- What the exercise asks: Find, in the records below, the line that contains "What matplotlib code" and the line that contains "13000, 12300, 23000]". Copy those two lines and everything between them exactly, but not the pictures.

- Records provided:
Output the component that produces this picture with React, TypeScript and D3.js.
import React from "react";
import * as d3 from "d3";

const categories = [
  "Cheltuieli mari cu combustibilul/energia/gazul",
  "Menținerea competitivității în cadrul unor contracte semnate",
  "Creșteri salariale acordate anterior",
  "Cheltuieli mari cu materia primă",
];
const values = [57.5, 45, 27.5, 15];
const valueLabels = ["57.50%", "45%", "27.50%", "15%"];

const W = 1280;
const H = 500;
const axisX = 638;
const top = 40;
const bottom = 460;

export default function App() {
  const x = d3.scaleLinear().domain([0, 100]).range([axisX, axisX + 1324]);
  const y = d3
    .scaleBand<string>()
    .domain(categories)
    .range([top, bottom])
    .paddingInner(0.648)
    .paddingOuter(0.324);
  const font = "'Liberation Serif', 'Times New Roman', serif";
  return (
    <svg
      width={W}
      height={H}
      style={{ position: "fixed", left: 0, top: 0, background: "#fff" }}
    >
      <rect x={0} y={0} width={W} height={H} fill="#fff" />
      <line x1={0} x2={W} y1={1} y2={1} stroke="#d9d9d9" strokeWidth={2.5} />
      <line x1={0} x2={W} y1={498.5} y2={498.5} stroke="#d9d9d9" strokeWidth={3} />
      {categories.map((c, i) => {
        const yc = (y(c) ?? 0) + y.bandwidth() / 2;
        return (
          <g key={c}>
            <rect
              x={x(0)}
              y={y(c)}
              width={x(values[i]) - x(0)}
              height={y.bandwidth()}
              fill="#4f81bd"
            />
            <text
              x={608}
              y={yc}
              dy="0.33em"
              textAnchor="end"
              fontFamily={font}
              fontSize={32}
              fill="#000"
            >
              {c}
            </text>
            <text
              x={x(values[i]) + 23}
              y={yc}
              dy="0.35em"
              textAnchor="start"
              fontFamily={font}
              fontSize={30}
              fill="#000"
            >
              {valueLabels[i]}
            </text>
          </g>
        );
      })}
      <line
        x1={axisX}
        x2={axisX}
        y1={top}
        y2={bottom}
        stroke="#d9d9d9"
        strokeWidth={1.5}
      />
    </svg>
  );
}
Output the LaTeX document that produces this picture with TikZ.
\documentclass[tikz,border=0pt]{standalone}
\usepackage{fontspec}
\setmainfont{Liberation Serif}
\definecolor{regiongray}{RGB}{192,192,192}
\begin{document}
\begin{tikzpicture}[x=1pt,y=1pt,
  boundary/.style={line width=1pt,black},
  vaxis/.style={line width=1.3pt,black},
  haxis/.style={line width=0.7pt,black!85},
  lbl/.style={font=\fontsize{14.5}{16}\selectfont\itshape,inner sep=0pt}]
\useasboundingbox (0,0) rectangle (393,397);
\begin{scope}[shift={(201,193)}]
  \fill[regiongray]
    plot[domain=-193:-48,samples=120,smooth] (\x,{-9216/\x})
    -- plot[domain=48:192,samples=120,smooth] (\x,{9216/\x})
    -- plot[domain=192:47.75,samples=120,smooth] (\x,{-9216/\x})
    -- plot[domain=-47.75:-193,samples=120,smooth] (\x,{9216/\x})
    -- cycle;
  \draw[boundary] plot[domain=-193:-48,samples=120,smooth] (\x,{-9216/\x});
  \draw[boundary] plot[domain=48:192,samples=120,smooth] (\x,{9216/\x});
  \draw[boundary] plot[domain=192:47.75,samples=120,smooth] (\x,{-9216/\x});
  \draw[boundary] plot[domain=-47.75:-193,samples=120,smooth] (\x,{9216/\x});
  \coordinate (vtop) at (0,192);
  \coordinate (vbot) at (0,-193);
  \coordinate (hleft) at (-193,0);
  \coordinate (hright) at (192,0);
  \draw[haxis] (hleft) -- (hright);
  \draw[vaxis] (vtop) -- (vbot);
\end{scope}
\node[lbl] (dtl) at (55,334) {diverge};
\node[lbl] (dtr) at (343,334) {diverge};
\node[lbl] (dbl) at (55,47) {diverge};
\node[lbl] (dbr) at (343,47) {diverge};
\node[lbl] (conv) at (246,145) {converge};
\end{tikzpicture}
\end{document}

---

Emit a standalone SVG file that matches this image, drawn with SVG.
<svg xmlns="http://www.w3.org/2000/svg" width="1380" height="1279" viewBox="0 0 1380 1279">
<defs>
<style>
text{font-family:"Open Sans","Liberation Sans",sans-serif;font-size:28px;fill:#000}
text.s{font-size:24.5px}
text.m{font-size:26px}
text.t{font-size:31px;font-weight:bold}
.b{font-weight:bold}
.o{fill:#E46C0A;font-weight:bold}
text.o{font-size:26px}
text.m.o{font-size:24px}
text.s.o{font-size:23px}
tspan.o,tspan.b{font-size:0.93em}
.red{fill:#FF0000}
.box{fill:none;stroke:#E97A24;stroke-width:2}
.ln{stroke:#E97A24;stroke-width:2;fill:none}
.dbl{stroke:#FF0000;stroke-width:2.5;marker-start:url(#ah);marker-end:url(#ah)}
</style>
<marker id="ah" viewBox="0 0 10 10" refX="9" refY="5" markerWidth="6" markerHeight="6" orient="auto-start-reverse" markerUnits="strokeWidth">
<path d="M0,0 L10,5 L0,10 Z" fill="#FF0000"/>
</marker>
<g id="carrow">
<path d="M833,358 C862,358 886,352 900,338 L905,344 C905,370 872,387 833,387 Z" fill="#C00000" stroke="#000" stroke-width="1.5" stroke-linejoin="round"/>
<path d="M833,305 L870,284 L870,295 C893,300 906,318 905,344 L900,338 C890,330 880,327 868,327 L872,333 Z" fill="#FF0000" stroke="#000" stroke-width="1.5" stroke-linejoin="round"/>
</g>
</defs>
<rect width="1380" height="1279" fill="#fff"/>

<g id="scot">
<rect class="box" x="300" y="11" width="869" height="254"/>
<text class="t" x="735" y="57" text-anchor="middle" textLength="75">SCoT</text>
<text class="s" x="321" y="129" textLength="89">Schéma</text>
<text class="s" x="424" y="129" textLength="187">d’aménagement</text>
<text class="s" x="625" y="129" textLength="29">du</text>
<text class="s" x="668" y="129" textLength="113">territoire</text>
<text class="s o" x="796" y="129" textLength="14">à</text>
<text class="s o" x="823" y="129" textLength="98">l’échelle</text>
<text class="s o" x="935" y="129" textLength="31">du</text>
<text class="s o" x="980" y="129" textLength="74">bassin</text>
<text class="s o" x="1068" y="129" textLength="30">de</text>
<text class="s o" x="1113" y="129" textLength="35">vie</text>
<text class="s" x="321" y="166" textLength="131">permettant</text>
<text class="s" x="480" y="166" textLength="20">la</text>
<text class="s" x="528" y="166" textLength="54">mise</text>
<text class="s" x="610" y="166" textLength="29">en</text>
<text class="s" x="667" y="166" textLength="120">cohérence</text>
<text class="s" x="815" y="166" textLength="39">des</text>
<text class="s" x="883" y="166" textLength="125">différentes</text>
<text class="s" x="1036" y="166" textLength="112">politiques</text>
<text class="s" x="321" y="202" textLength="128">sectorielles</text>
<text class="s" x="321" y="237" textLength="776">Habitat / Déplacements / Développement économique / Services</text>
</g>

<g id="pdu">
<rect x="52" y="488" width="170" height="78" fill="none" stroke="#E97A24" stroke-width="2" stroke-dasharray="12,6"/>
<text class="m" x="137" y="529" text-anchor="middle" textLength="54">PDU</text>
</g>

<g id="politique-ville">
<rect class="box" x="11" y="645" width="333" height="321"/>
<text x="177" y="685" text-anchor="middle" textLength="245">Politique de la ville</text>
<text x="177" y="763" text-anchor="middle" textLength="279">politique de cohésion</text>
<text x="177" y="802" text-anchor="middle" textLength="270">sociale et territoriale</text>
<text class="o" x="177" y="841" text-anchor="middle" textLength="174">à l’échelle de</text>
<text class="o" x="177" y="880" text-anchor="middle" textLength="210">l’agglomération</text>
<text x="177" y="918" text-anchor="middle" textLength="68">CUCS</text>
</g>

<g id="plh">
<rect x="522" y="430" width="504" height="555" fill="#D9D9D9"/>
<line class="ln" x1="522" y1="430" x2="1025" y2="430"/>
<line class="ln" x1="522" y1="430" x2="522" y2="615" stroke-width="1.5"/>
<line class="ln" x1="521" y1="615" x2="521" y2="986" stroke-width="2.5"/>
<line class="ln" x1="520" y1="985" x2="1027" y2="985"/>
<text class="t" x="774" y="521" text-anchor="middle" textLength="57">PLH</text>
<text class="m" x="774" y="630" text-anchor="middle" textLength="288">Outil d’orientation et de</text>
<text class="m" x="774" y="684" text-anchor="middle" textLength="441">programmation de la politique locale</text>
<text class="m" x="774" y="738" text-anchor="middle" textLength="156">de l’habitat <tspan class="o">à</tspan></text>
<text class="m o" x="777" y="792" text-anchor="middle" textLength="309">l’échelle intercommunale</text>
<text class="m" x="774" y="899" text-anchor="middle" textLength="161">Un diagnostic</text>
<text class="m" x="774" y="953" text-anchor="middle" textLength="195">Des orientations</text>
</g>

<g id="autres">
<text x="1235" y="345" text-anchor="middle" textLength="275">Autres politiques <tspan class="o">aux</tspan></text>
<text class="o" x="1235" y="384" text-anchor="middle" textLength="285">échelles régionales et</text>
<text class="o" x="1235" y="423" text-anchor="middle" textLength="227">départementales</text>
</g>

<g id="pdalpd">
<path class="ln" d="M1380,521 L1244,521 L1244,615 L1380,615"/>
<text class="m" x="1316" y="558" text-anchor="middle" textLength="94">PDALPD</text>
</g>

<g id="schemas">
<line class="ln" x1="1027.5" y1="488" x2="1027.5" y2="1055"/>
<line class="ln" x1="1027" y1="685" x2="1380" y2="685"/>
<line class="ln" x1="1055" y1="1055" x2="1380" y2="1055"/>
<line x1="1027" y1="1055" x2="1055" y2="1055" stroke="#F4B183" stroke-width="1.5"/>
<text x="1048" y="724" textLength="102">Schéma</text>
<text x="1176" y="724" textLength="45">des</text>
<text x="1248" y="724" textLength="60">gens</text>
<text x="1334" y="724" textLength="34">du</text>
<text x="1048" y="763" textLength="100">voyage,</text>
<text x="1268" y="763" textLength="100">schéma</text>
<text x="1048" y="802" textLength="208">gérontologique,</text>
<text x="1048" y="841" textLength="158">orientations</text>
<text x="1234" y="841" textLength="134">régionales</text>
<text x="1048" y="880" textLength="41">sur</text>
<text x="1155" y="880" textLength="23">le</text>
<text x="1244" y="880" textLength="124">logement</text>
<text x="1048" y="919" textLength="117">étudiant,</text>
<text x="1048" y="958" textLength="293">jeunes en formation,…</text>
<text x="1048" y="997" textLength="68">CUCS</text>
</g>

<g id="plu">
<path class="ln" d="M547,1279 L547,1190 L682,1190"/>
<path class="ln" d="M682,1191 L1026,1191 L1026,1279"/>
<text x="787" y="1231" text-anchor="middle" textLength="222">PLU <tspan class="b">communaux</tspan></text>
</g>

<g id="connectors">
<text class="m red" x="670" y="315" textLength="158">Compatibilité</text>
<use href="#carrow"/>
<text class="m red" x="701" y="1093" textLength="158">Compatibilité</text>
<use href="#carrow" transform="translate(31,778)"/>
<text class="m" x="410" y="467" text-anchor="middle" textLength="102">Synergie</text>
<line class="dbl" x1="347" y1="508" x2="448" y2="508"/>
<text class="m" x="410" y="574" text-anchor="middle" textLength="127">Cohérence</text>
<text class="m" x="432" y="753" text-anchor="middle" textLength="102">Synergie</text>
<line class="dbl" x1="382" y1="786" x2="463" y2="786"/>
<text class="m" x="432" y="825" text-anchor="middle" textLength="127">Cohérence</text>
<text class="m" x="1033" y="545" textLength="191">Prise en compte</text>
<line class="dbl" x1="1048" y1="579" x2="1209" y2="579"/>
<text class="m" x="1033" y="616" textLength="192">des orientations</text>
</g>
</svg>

--

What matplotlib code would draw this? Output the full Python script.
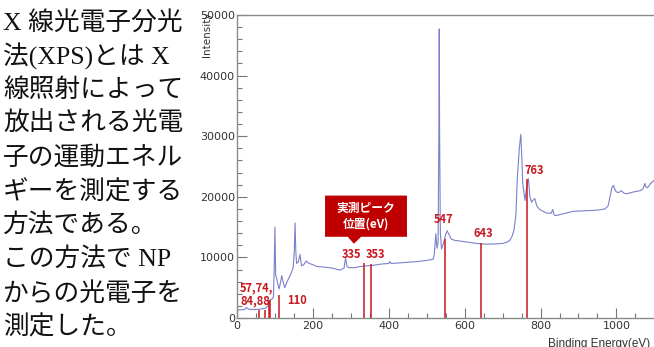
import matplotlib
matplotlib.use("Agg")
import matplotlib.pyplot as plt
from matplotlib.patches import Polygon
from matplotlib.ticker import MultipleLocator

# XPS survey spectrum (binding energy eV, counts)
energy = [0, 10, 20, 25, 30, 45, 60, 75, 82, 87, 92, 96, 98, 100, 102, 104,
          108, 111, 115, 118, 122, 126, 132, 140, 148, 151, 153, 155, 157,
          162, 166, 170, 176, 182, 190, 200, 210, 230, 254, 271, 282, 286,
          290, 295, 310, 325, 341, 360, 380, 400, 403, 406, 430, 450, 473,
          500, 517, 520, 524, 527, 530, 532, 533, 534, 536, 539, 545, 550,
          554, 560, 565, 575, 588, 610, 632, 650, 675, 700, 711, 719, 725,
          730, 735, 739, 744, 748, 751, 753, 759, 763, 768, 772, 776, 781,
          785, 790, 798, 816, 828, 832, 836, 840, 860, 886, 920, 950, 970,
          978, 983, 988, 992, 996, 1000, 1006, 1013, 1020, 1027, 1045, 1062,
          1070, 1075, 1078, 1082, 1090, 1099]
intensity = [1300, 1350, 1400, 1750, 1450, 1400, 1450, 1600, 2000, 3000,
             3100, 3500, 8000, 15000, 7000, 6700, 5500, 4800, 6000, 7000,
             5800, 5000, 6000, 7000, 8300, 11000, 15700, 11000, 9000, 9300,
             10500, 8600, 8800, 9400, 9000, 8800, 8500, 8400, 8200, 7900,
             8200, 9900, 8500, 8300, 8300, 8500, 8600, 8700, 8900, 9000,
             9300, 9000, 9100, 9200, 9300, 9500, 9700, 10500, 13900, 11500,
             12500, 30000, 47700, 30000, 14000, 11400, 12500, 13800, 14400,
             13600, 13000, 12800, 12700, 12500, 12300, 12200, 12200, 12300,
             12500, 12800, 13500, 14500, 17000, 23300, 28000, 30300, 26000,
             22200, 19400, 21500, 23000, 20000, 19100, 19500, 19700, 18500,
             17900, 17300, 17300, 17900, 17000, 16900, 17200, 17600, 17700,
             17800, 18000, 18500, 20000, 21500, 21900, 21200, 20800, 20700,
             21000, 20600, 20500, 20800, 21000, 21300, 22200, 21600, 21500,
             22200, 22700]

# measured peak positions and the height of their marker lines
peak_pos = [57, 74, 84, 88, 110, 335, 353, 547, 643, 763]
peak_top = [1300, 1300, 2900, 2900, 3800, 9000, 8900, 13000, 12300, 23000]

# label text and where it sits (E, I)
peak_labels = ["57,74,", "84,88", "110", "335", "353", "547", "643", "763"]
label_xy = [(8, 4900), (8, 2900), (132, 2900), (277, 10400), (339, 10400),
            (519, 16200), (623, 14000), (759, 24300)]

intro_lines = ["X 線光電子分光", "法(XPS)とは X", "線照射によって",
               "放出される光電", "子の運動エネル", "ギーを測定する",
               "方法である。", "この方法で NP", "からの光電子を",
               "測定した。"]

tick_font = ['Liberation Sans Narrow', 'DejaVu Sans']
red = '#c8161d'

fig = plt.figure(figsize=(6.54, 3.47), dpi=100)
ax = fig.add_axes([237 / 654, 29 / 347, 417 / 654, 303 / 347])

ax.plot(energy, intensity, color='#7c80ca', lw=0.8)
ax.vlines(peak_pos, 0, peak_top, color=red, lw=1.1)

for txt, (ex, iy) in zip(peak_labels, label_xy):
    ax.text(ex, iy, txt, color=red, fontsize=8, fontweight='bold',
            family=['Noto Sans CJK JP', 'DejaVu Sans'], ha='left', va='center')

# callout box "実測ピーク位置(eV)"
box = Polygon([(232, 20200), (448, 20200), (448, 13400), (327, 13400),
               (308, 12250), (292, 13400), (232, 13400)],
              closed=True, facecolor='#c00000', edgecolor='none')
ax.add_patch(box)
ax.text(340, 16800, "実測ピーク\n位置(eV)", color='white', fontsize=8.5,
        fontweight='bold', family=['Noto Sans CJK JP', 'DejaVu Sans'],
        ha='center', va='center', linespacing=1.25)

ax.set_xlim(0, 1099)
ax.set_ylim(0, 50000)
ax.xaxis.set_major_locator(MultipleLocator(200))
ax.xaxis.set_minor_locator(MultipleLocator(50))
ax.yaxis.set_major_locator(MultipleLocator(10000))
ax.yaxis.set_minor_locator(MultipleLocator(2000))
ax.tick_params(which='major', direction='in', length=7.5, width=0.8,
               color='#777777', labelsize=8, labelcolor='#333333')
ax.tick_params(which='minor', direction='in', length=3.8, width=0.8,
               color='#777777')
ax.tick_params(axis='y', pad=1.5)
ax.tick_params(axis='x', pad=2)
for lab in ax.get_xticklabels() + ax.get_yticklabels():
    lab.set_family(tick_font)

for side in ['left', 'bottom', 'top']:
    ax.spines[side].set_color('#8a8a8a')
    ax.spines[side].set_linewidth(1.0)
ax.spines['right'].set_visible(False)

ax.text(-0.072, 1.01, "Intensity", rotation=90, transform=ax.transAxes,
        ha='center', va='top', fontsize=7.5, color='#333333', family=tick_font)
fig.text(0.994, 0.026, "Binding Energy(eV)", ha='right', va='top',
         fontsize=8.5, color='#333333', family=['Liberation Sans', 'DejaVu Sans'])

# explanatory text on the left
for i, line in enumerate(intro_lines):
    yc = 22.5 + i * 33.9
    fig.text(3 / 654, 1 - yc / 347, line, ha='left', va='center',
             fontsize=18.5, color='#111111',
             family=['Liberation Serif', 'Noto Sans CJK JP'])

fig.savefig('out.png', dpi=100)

- Expected answer:
What matplotlib code would draw this? Output the full Python script.
import matplotlib
matplotlib.use("Agg")
import matplotlib.pyplot as plt
from matplotlib.patches import Polygon
from matplotlib.ticker import MultipleLocator

# XPS survey spectrum (binding energy eV, counts)
energy = [0, 10, 20, 25, 30, 45, 60, 75, 82, 87, 92, 96, 98, 100, 102, 104,
          108, 111, 115, 118, 122, 126, 132, 140, 148, 151, 153, 155, 157,
          162, 166, 170, 176, 182, 190, 200, 210, 230, 254, 271, 282, 286,
          290, 295, 310, 325, 341, 360, 380, 400, 403, 406, 430, 450, 473,
          500, 517, 520, 524, 527, 530, 532, 533, 534, 536, 539, 545, 550,
          554, 560, 565, 575, 588, 610, 632, 650, 675, 700, 711, 719, 725,
          730, 735, 739, 744, 748, 751, 753, 759, 763, 768, 772, 776, 781,
          785, 790, 798, 816, 828, 832, 836, 840, 860, 886, 920, 950, 970,
          978, 983, 988, 992, 996, 1000, 1006, 1013, 1020, 1027, 1045, 1062,
          1070, 1075, 1078, 1082, 1090, 1099]
intensity = [1300, 1350, 1400, 1750, 1450, 1400, 1450, 1600, 2000, 3000,
             3100, 3500, 8000, 15000, 7000, 6700, 5500, 4800, 6000, 7000,
             5800, 5000, 6000, 7000, 8300, 11000, 15700, 11000, 9000, 9300,
             10500, 8600, 8800, 9400, 9000, 8800, 8500, 8400, 8200, 7900,
             8200, 9900, 8500, 8300, 8300, 8500, 8600, 8700, 8900, 9000,
             9300, 9000, 9100, 9200, 9300, 9500, 9700, 10500, 13900, 11500,
             12500, 30000, 47700, 30000, 14000, 11400, 12500, 13800, 14400,
             13600, 13000, 12800, 12700, 12500, 12300, 12200, 12200, 12300,
             12500, 12800, 13500, 14500, 17000, 23300, 28000, 30300, 26000,
             22200, 19400, 21500, 23000, 20000, 19100, 19500, 19700, 18500,
             17900, 17300, 17300, 17900, 17000, 16900, 17200, 17600, 17700,
             17800, 18000, 18500, 20000, 21500, 21900, 21200, 20800, 20700,
             21000, 20600, 20500, 20800, 21000, 21300, 22200, 21600, 21500,
             22200, 22700]

# measured peak positions and the height of their marker lines
peak_pos = [57, 74, 84, 88, 110, 335, 353, 547, 643, 763]
peak_top = [1300, 1300, 2900, 2900, 3800, 9000, 8900, 13000, 12300, 23000]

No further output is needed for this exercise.